═══ MATERIAL PROVIDED

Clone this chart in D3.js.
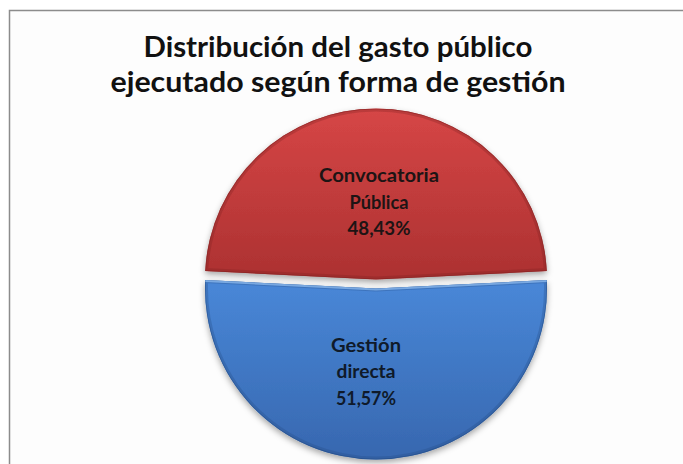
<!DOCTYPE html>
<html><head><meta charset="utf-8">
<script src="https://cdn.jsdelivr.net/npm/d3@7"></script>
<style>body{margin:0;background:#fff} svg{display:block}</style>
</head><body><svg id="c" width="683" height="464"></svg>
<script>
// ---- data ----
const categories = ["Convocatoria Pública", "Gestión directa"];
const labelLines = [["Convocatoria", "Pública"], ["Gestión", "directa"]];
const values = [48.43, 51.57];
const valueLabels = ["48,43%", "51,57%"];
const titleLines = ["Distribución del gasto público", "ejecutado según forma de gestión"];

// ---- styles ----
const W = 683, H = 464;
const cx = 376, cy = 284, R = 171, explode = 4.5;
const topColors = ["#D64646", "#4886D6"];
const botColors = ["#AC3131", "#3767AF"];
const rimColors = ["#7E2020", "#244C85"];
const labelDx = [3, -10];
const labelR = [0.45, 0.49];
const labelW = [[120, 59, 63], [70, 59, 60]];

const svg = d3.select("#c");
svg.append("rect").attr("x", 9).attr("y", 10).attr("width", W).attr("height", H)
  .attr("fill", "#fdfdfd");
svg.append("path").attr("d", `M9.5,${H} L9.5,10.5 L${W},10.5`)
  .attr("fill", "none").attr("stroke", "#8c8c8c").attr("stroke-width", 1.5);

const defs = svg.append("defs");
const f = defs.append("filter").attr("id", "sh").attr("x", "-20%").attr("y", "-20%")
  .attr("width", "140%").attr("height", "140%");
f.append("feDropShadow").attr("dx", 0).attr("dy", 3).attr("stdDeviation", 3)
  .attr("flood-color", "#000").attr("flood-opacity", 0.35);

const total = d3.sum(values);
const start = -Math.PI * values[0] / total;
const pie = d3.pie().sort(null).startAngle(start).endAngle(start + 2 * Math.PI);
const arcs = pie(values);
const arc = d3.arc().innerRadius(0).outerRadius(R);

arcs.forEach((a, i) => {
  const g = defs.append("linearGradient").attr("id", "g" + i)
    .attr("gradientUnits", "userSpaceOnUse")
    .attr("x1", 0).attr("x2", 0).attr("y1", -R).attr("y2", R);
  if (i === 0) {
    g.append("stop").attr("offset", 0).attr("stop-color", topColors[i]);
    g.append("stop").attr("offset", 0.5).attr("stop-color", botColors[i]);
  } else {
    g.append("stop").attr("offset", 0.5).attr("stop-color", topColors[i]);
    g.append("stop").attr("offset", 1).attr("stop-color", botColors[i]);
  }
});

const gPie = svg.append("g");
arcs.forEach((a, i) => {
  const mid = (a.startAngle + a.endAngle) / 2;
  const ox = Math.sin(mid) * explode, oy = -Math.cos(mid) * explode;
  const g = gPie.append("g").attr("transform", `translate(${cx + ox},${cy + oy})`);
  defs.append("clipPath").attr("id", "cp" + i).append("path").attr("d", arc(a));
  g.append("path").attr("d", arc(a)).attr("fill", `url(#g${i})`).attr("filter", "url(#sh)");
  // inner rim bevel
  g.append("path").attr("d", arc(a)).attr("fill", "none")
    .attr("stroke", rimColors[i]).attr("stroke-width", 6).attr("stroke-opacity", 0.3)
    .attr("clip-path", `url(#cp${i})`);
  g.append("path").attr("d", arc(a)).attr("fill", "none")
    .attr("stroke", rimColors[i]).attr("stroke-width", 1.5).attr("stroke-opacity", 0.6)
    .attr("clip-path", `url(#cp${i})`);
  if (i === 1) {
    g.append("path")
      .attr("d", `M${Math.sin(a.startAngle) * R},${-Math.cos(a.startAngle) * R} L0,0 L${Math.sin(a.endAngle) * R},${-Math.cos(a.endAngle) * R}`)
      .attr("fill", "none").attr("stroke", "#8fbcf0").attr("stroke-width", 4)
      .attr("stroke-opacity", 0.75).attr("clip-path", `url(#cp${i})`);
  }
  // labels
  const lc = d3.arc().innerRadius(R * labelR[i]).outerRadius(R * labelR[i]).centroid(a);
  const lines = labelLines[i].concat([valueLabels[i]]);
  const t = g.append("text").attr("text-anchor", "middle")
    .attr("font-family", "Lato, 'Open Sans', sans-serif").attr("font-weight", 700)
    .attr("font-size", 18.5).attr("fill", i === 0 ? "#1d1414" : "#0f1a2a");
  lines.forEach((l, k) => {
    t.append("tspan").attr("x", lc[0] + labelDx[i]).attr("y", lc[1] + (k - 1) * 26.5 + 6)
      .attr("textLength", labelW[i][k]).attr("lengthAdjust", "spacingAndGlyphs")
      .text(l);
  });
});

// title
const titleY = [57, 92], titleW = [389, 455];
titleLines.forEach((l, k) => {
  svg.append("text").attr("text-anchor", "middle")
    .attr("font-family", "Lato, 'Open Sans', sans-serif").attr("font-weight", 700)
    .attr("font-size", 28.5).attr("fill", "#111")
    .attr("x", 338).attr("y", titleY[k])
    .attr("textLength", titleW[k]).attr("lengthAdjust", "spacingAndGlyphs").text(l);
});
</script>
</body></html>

══════

**OBJECTIVE:** Print the full listing exactly, dropping the pictures.

**THE RESULT:**
Clone this chart in D3.js.
<!DOCTYPE html>
<html><head><meta charset="utf-8">
<script src="https://cdn.jsdelivr.net/npm/d3@7"></script>
<style>body{margin:0;background:#fff} svg{display:block}</style>
</head><body><svg id="c" width="683" height="464"></svg>
<script>
// ---- data ----
const categories = ["Convocatoria Pública", "Gestión directa"];
const labelLines = [["Convocatoria", "Pública"], ["Gestión", "directa"]];
const values = [48.43, 51.57];
const valueLabels = ["48,43%", "51,57%"];
const titleLines = ["Distribución del gasto público", "ejecutado según forma de gestión"];

// ---- styles ----
const W = 683, H = 464;
const cx = 376, cy = 284, R = 171, explode = 4.5;
const topColors = ["#D64646", "#4886D6"];
const botColors = ["#AC3131", "#3767AF"];
const rimColors = ["#7E2020", "#244C85"];
const labelDx = [3, -10];
const labelR = [0.45, 0.49];
const labelW = [[120, 59, 63], [70, 59, 60]];

const svg = d3.select("#c");
svg.append("rect").attr("x", 9).attr("y", 10).attr("width", W).attr("height", H)
  .attr("fill", "#fdfdfd");
svg.append("path").attr("d", `M9.5,${H} L9.5,10.5 L${W},10.5`)
  .attr("fill", "none").attr("stroke", "#8c8c8c").attr("stroke-width", 1.5);

const defs = svg.append("defs");
const f = defs.append("filter").attr("id", "sh").attr("x", "-20%").attr("y", "-20%")
  .attr("width", "140%").attr("height", "140%");
f.append("feDropShadow").attr("dx", 0).attr("dy", 3).attr("stdDeviation", 3)
  .attr("flood-color", "#000").attr("flood-opacity", 0.35);

const total = d3.sum(values);
const start = -Math.PI * values[0] / total;
const pie = d3.pie().sort(null).startAngle(start).endAngle(start + 2 * Math.PI);
const arcs = pie(values);
const arc = d3.arc().innerRadius(0).outerRadius(R);

arcs.forEach((a, i) => {
  const g = defs.append("linearGradient").attr("id", "g" + i)
    .attr("gradientUnits", "userSpaceOnUse")
    .attr("x1", 0).attr("x2", 0).attr("y1", -R).attr("y2", R);
  if (i === 0) {
    g.append("stop").attr("offset", 0).attr("stop-color", topColors[i]);
    g.append("stop").attr("offset", 0.5).attr("stop-color", botColors[i]);
  } else {
    g.append("stop").attr("offset", 0.5).attr("stop-color", topColors[i]);
    g.append("stop").attr("offset", 1).attr("stop-color", botColors[i]);
  }
});

const gPie = svg.append("g");
arcs.forEach((a, i) => {
  const mid = (a.startAngle + a.endAngle) / 2;
  const ox = Math.sin(mid) * explode, oy = -Math.cos(mid) * explode;
  const g = gPie.append("g").attr("transform", `translate(${cx + ox},${cy + oy})`);
  defs.append("clipPath").attr("id", "cp" + i).append("path").attr("d", arc(a));
  g.append("path").attr("d", arc(a)).attr("fill", `url(#g${i})`).attr("filter", "url(#sh)");
  // inner rim bevel
  g.append("path").attr("d", arc(a)).attr("fill", "none")
    .attr("stroke", rimColors[i]).attr("stroke-width", 6).attr("stroke-opacity", 0.3)
    .attr("clip-path", `url(#cp${i})`);
  g.append("path").attr("d", arc(a)).attr("fill", "none")
    .attr("stroke", rimColors[i]).attr("stroke-width", 1.5).attr("stroke-opacity", 0.6)
    .attr("clip-path", `url(#cp${i})`);
  if (i === 1) {
    g.append("path")
      .attr("d", `M${Math.sin(a.startAngle) * R},${-Math.cos(a.startAngle) * R} L0,0 L${Math.sin(a.endAngle) * R},${-Math.cos(a.endAngle) * R}`)
      .attr("fill", "none").attr("stroke", "#8fbcf0").attr("stroke-width", 4)
      .attr("stroke-opacity", 0.75).attr("clip-path", `url(#cp${i})`);
  }
  // labels
  const lc = d3.arc().innerRadius(R * labelR[i]).outerRadius(R * labelR[i]).centroid(a);
  const lines = labelLines[i].concat([valueLabels[i]]);
  const t = g.append("text").attr("text-anchor", "middle")
    .attr("font-family", "Lato, 'Open Sans', sans-serif").attr("font-weight", 700)
    .attr("font-size", 18.5).attr("fill", i === 0 ? "#1d1414" : "#0f1a2a");
  lines.forEach((l, k) => {
    t.append("tspan").attr("x", lc[0] + labelDx[i]).attr("y", lc[1] + (k - 1) * 26.5 + 6)
      .attr("textLength", labelW[i][k]).attr("lengthAdjust", "spacingAndGlyphs")
      .text(l);
  });
});

// title
const titleY = [57, 92], titleW = [389, 455];
titleLines.forEach((l, k) => {
  svg.append("text").attr("text-anchor", "middle")
    .attr("font-family", "Lato, 'Open Sans', sans-serif").attr("font-weight", 700)
    .attr("font-size", 28.5).attr("fill", "#111")
    .attr("x", 338).attr("y", titleY[k])
    .attr("textLength", titleW[k]).attr("lengthAdjust", "spacingAndGlyphs").text(l);
});
</script>
</body></html>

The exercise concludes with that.